Insulate Your Beehive
You may or may not have to insulate your hive, depending on the climate in your area. However, if the temperature gets below freezing, it is recommended to add some insulation.
You can wrap your hive with black tar paper, or use an overwintering beehive cover. Just make sure that the ventilation holes and entrance are not obstructed. Ventilation is very important in the winter, as you want to avoid condensation build up in the hive.
For more information on insulating beehives, see: Insulating Beehives for Winter
Provide a Windbreak and Secure Covers
If you live in an area that gets alot of wind in the fall and winter, you may want to provide a windbreak for your hives to prevent them from being blown over. Shrubbery or a temporary fence can help to block strong winds. The windbreak should be 1 foot taller than the hive and placed 4-6 feet away.
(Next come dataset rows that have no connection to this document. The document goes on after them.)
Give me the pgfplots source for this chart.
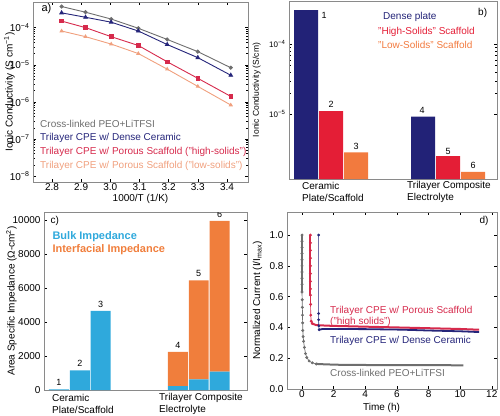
\documentclass[border=0pt]{standalone}
\usepackage{pgfplots}
\pgfplotsset{compat=1.18}
\usepackage{fontspec}
\setmainfont{Liberation Sans}
\definecolor{cgray}{HTML}{6E6E6E}
\definecolor{cnavy}{HTML}{25257A}
\definecolor{cred}{HTML}{D62A4C}
\definecolor{corange}{HTML}{F0A07E}
\definecolor{bnavy}{HTML}{222277}
\definecolor{bred}{HTML}{E41E36}
\definecolor{borange}{HTML}{F27A3E}
\definecolor{ccyan}{HTML}{2FA9DC}
\definecolor{cor}{HTML}{F07E3C}
\definecolor{axgray}{HTML}{8A8A8A}
\pgfplotsset{
  every axis/.append style={scale only axis, anchor=south west,
    axis line style={axgray, line width=0.6pt},
    /pgf/number format/assume math mode=true,
    tick style={black, line width=0.4pt}, tick align=inside,
    major tick length=3pt, minor tick length=1.6pt,
    xticklabel style={inner sep=1.5pt},
    font=\fontsize{10}{12}\selectfont},
}
\begin{document}
\begin{tikzpicture}
\useasboundingbox (0,0) rectangle (500pt,-415pt);
% ---------------- panel a
\begin{axis}[at={(33pt,-182pt)}, width=215pt, height=180pt,
  xmin=2.735, xmax=3.472, ymode=log, ymin=6.9e-9, ymax=4.9e-4,
  xtick={2.8,2.9,3.0,3.1,3.2,3.3,3.4}, xticklabels={2.8,2.9,3.0,3.1,3.2,3.3,3.4},
  ytick={1e-8,1e-7,1e-6,1e-5,1e-4},
  yticklabels={10\textsuperscript{−8},10\textsuperscript{−7},10\textsuperscript{−6},10\textsuperscript{−5},10\textsuperscript{−4}},
  xlabel={1000/T (1/K)}, ylabel={Ionic Conductivity (S cm\textsuperscript{−1})},
  xlabel style={at={(axis description cs:0.5,-0.095)}, anchor=center},
  ylabel style={at={(axis description cs:-0.11,0.5)}, anchor=center},
  ]
\addplot[cgray, line width=0.9pt, mark=*, mark size=1.6pt] coordinates {
 (2.833,3.7e-4) (2.915,2.6e-4) (3.003,1.7e-4) (3.096,9.6e-5) (3.195,4.8e-5) (3.300,2.25e-5) (3.413,8.3e-6)};
\addplot[cnavy, line width=0.9pt, mark=triangle*, mark size=2pt] coordinates {
 (2.833,2.5e-4) (2.915,1.9e-4) (3.003,1.4e-4) (3.096,8.1e-5) (3.195,3.5e-5) (3.300,1.55e-5) (3.413,5.2e-6)};
\addplot[cred, line width=0.9pt, mark=square*, mark size=1.8pt] coordinates {
 (2.833,1.5e-4) (2.915,1.0e-4) (3.003,5.7e-5) (3.096,3.3e-5) (3.195,1.2e-5) (3.300,4.3e-6) (3.413,1.4e-6)};
\addplot[corange, line width=0.9pt, mark=triangle*, mark size=1.6pt] coordinates {
 (2.833,8.1e-5) (2.915,5.7e-5) (3.003,3.6e-5) (3.096,2.0e-5) (3.195,7.6e-6) (3.300,2.6e-6) (3.413,8.2e-7)};
\end{axis}
\node[anchor=west, font=\fontsize{11}{12}\selectfont] at (38pt,-9pt) {a)};
\begin{scope}[every node/.style={anchor=west, font=\fontsize{10}{12}\selectfont, inner sep=0pt}]
\node[text=cgray] at (40pt,-124pt) {Cross-linked PEO+LiTFSI};
\node[text=cnavy] at (40pt,-138pt) {Trilayer CPE w/ Dense Ceramic};
\node[text=cred] at (40pt,-152pt) {Trilayer CPE w/ Porous Scaffold ("high-solids")};
\node[text=corange] at (40pt,-166pt) {Trilayer CPE w/ Porous Scaffold ("low-solids")};
\end{scope}
% ---------------- panel b
\begin{axis}[at={(289pt,-179pt)}, width=208pt, height=178pt,
  ymode=log, log origin=infty, ymin=1.19e-6, ymax=4.16e-4,
  xmin=-0.68, xmax=7.64, xtick=\empty,
  ytick={1e-5,1e-4}, yticklabels={10\textsuperscript{−5},10\textsuperscript{−4}},
  yticklabel style={font=\fontsize{8}{9}\selectfont},
  ylabel={Ionic Conductivity (S/cm)},
  ylabel style={at={(axis description cs:-0.155,0.5)}, anchor=center, font=\fontsize{8.5}{10}\selectfont},
  ybar, bar shift=0pt, bar width=0.96,
  ]
\addplot[fill=bnavy, draw=none] coordinates {(0,3.09e-4) (4.68,9.24e-6)};
\addplot[fill=bred, draw=none] coordinates {(1,1.11e-5) (5.68,2.53e-6)};
\addplot[fill=borange, draw=none] coordinates {(2,2.87e-6) (6.68,1.51e-6)};
\end{axis}
\begin{scope}[every node/.style={font=\fontsize{9}{11}\selectfont, inner sep=0pt}]
\node at (324pt,-15pt) {1};
\node at (331pt,-104pt) {2};
\node at (356pt,-146pt) {3};
\node at (422pt,-110pt) {4};
\node at (448pt,-151pt) {5};
\node at (473pt,-165pt) {6};
\node[anchor=west, font=\fontsize{10}{12}\selectfont] at (478pt,-13pt) {b)};
\node[anchor=west, text=bnavy, font=\fontsize{10}{12}\selectfont] at (383pt,-17pt) {Dense plate};
\node[anchor=west, text=bred, font=\fontsize{10}{12}\selectfont] at (378pt,-32pt) {"High-Solids" Scaffold};
\node[anchor=west, text=borange, font=\fontsize{10}{12}\selectfont] at (378pt,-45pt) {"Low-Solids" Scaffold};
\node[anchor=west, font=\fontsize{10}{12}\selectfont] at (302pt,-186pt) {Ceramic};
\node[anchor=west, font=\fontsize{10}{12}\selectfont] at (302pt,-198pt) {Plate/Scaffold};
\node[anchor=west, font=\fontsize{10}{12}\selectfont] at (407pt,-186pt) {Trilayer Composite};
\node[anchor=west, font=\fontsize{10}{12}\selectfont] at (407pt,-198pt) {Electrolyte};
\end{scope}
% ---------------- panel c
\begin{axis}[at={(44pt,-390pt)}, width=203pt, height=178pt,
  ymin=0, ymax=10470, xmin=-0.72, xmax=9.04, xtick=\empty,
  ytick={0,2000,4000,6000,8000,10000}, scaled y ticks=false,
  yticklabels={0,2000,4000,6000,8000,10000},
  ylabel={Area Specific Impedance (Ω-cm\textsuperscript{2})},
  ylabel style={at={(axis description cs:-0.16,0.5)}, anchor=center},
  ybar stacked, bar width=0.96,
  ]
\addplot[fill=ccyan, draw=none] coordinates {(0,30) (1,1150) (2,4650) (5.72,230) (6.72,630) (7.72,1080)};
\addplot[fill=cor, draw=none] coordinates {(0,0) (1,0) (2,0) (5.72,2020) (6.72,5820) (7.72,8870)};
\node[above, font=\fontsize{9}{10}\selectfont] at (axis cs:0,30) {1};
\node[above, font=\fontsize{9}{10}\selectfont] at (axis cs:1,1150) {2};
\node[above, font=\fontsize{9}{10}\selectfont] at (axis cs:2,4650) {3};
\node[above, font=\fontsize{9}{10}\selectfont] at (axis cs:5.72,2250) {4};
\node[above, font=\fontsize{9}{10}\selectfont] at (axis cs:6.72,6450) {5};
\node[above, font=\fontsize{9}{10}\selectfont] at (axis cs:7.72,9950) {6};
\end{axis}
\node[anchor=west, font=\fontsize{10}{12}\selectfont] at (47pt,-221pt) {c)};
\node[anchor=west, text=ccyan, font=\bfseries\fontsize{11}{12}\selectfont] at (49pt,-237pt) {Bulk Impedance};
\node[anchor=west, text=cor, font=\bfseries\fontsize{11}{12}\selectfont] at (49pt,-250pt) {Interfacial Impedance};
\begin{scope}[every node/.style={anchor=west, font=\fontsize{10}{12}\selectfont, inner sep=0pt}]
\node at (52pt,-398pt) {Ceramic};
\node at (52pt,-410pt) {Plate/Scaffold};
\node at (159pt,-398pt) {Trilayer Composite};
\node at (159pt,-410pt) {Electrolyte};
\end{scope}
% ---------------- panel d
\begin{axis}[at={(287pt,-389pt)}, width=210pt, height=177pt,
  xmin=-0.95, xmax=12.33, ymin=0, ymax=1.15,
  xtick={0,2,4,6,8,10,12}, ytick={0,0.2,0.4,0.6,0.8,1.0},
  yticklabel style={/pgf/number format/.cd, fixed, fixed zerofill, precision=1},
  xlabel={Time (h)}, ylabel={Normalized Current (I/I\textsubscript{max})},
  xlabel style={at={(axis description cs:0.45,-0.105)}, anchor=center},
  ylabel style={at={(axis description cs:-0.14,0.5)}, anchor=center},
  ]
\addplot[cgray, line width=2pt] coordinates {
 (0,1.0) (0,0.63)};
\addplot[cgray, line width=0.7pt, mark=*, mark size=1.1pt] coordinates {
 (0,1.0) (0,0.96) (0,0.92) (0,0.88) (0,0.84) (0,0.80) (0,0.76) (0,0.72) (0,0.68) (0,0.63) (0.01,0.58) (0.02,0.53) (0.03,0.48) (0.04,0.43) (0.05,0.38) (0.07,0.34) (0.1,0.31) (0.15,0.27) (0.22,0.23) (0.3,0.205) (0.45,0.182) (0.65,0.170) (0.9,0.163)};
\addplot[cgray, line width=2pt] coordinates {
 (0.9,0.163) (1.5,0.160) (2.5,0.157) (4,0.156) (6,0.155) (8,0.155) (10.2,0.154)};
\addplot[cred, line width=2pt] coordinates {
 (0.53,1.0) (0.53,0.61)};
\addplot[cred, line width=0.7pt, mark=*, mark size=1.1pt] coordinates {
 (0.53,1.0) (0.53,0.95) (0.53,0.90) (0.53,0.85) (0.53,0.80) (0.53,0.75) (0.53,0.70) (0.53,0.65) (0.53,0.61) (0.54,0.55) (0.55,0.48) (0.58,0.44) (0.65,0.425)};
\addplot[cred, line width=2pt] coordinates {
 (0.65,0.425) (0.9,0.415) (1.5,0.412) (2,0.410) (4,0.405) (6,0.400) (8,0.395) (10,0.390) (11.2,0.385)};
\addplot[cnavy, line width=0.6pt, mark=*, mark size=1.1pt] coordinates {
 (1.05,1.0) (1.05,0.49) (1.05,0.45) (1.06,0.41) (1.08,0.385)};
\addplot[cnavy, line width=1.8pt] coordinates {
 (1.08,0.385) (1.3,0.39) (2,0.39) (4,0.389) (6,0.386) (6.8,0.384) (8,0.38) (10,0.375) (11.2,0.37)};
\end{axis}
\node[anchor=west, font=\fontsize{10}{12}\selectfont] at (476pt,-221pt) {d)};
\begin{scope}[every node/.style={anchor=west, font=\fontsize{10}{12}\selectfont, inner sep=0pt}]
\node[text=cred] at (330pt,-311pt) {Trilayer CPE w/ Porous Scaffold};
\node[text=cred] at (330pt,-322pt) {("high solids")};
\node[text=cnavy] at (330pt,-341pt) {Trilayer CPE w/ Dense Ceramic};
\node[text=cgray] at (330pt,-373pt) {Cross-linked PEO+LiTFSI};
\end{scope}
\end{tikzpicture}
\end{document}
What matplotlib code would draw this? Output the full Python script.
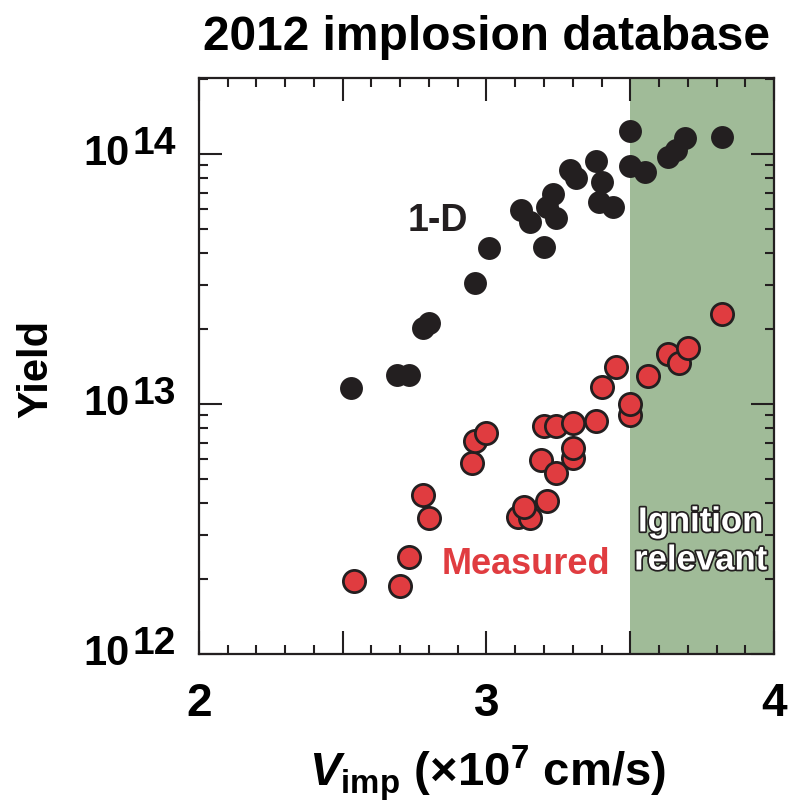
import matplotlib
matplotlib.use("Agg")
import matplotlib.pyplot as plt
import matplotlib.patheffects as pe
from matplotlib.ticker import MultipleLocator, LogLocator, NullFormatter

# =========================
# DATA
# =========================
# 1-D simulated yield vs implosion velocity (x10^7 cm/s)
v_1d = [2.53, 2.69, 2.73, 2.78, 2.80, 2.96, 3.01, 3.12, 3.15, 3.20, 3.23,
        3.21, 3.24, 3.29, 3.31, 3.38, 3.40, 3.39, 3.44, 3.50, 3.50, 3.55,
        3.63, 3.66, 3.69, 3.82]
y_1d = [1.16e13, 1.31e13, 1.31e13, 2.01e13, 2.11e13, 3.04e13, 4.2e13,
        5.97e13, 5.36e13, 4.26e13, 6.92e13, 6.15e13, 5.53e13, 8.63e13,
        8.0e13, 9.4e13, 7.75e13, 6.41e13, 6.15e13, 1.236e14, 8.9e13,
        8.45e13, 9.75e13, 1.04e14, 1.16e14, 1.17e14]

# measured yield
v_meas = [2.54, 2.70, 2.73, 2.78, 2.80, 2.95, 2.96, 3.00, 3.11, 3.15,
          3.13, 3.21, 3.19, 3.24, 3.20, 3.24, 3.30, 3.30, 3.30, 3.38,
          3.40, 3.45, 3.50, 3.50, 3.56, 3.63, 3.67, 3.70, 3.82]
y_meas = [1.95e12, 1.87e12, 2.45e12, 4.33e12, 3.49e12, 5.82e12, 7.11e12,
          7.68e12, 3.54e12, 3.49e12, 3.88e12, 4.1e12, 5.97e12, 5.28e12,
          8.19e12, 8.19e12, 8.37e12, 6.06e12, 6.69e12, 8.55e12, 1.17e13,
          1.40e13, 9.04e12, 1.0e13, 1.29e13, 1.58e13, 1.46e13, 1.67e13,
          2.29e13]

x_ticks = [2, 3, 4]
y_decades = [12, 13, 14]
ignition_v = 3.5

# =========================
# FONTS
# =========================
plt.rcParams["font.family"] = "Liberation Sans"
plt.rcParams["font.weight"] = "bold"
plt.rcParams["mathtext.fontset"] = "custom"
plt.rcParams["mathtext.rm"] = "Liberation Sans:bold"
plt.rcParams["mathtext.it"] = "Liberation Sans:bold:italic"
plt.rcParams["mathtext.bf"] = "Liberation Sans:bold"

black = "#231f20"
red = "#e03c40"
green = "#a0bb98"

fig = plt.figure(figsize=(7.89, 8.10), dpi=100)
ax = fig.add_axes([0.2522, 0.1926, 0.7288, 0.7111])

# =========================
# IGNITION REGION
# =========================
ax.axvspan(ignition_v, 4, color=green, lw=0, zorder=0)

# =========================
# POINTS
# =========================
ax.plot(v_1d, y_1d, "o", color=black, ms=16.5, mew=0, zorder=3)
ax.plot(v_meas, y_meas, "o", mfc=red, mec=black, ms=16, mew=2, zorder=4)

ax.set_yscale("log")
ax.set_xlim(2, 4)
ax.set_ylim(1e12, 2.01e14)

# =========================
# TICKS
# =========================
ax.xaxis.set_major_locator(MultipleLocator(0.5))
ax.xaxis.set_minor_locator(MultipleLocator(0.1))
ax.set_xticklabels(["" if v not in x_ticks else str(int(v)) for v in ax.get_xticks()])
ax.yaxis.set_major_locator(LogLocator(base=10, numticks=10))
ax.yaxis.set_minor_locator(LogLocator(base=10, subs=range(2, 10), numticks=20))
ax.yaxis.set_major_formatter(NullFormatter())
ax.yaxis.set_minor_formatter(NullFormatter())
ax.tick_params(which="both", direction="in", top=True, right=True,
               width=1.5, color=black)
ax.tick_params(which="major", length=16.5)
ax.tick_params(which="minor", length=6.5)
ax.tick_params(axis="x", which="major", labelsize=33, pad=20)
for lab in ax.get_xticklabels():
    lab.set_fontweight("bold")
for s in ax.spines.values():
    s.set_linewidth(1.6)
    s.set_color(black)

# y tick labels: 10 with large superscript
for d in y_decades:
    ax.annotate(str(d), xy=(0, 10.0 ** d), xycoords=ax.get_yaxis_transform(),
                xytext=(-23, 10), textcoords="offset pixels",
                ha="right", va="center", fontsize=28, fontweight="bold",
                annotation_clip=False)
    ax.annotate("10", xy=(0, 10.0 ** d), xycoords=ax.get_yaxis_transform(),
                xytext=(-69, 0), textcoords="offset pixels",
                ha="right", va="center", fontsize=30, fontweight="bold",
                annotation_clip=False)

# =========================
# LABELS
# =========================
ax.text(2.832, 5.37e13, "1-D", fontsize=27, fontweight="bold", color=black,
        ha="center", va="center")
ax.text(3.136, 2.29e12, "Measured", fontsize=26, fontweight="bold", color=red,
        ha="center", va="center")
ax.text(3.745, 2.83e12, "Ignition\nrelevant", fontsize=25, fontweight="bold",
        color="white", ha="center", va="center", linespacing=1.2,
        path_effects=[pe.withStroke(linewidth=2.5, foreground=black)])

fig.text(0.617, 1 - 50 / 810, "2012 implosion database", fontsize=34.5,
         fontweight="bold", ha="center", va="baseline")
fig.text(36 / 789, 1 - 369 / 810, "Yield", fontsize=30, fontweight="bold",
         rotation=90, ha="center", va="center")
fig.text(487 / 789, 1 - 773 / 810,
         r"$V_{\mathrm{imp}}$ (×10$^{\mathrm{7}}$ cm/s)", fontsize=34,
         fontweight="bold", ha="center", va="center")

fig.savefig("out.png", dpi=100)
For particularly strong winds and storms, beekeepers will also tie their hives down using ratchet straps or bungee cords to prevent the hive from tipping over. Another benefit of tying down your hive is that it also keeps animals from getting into the hive.
Fall management for beekeepers is important because it gives the bees the best chance of surviving winter. Proper fall management also helps to ensure that your colony will build up quickly in the spring. By following the above Fall Beekeeping Checklist, you are keeping your bees healthy and protected.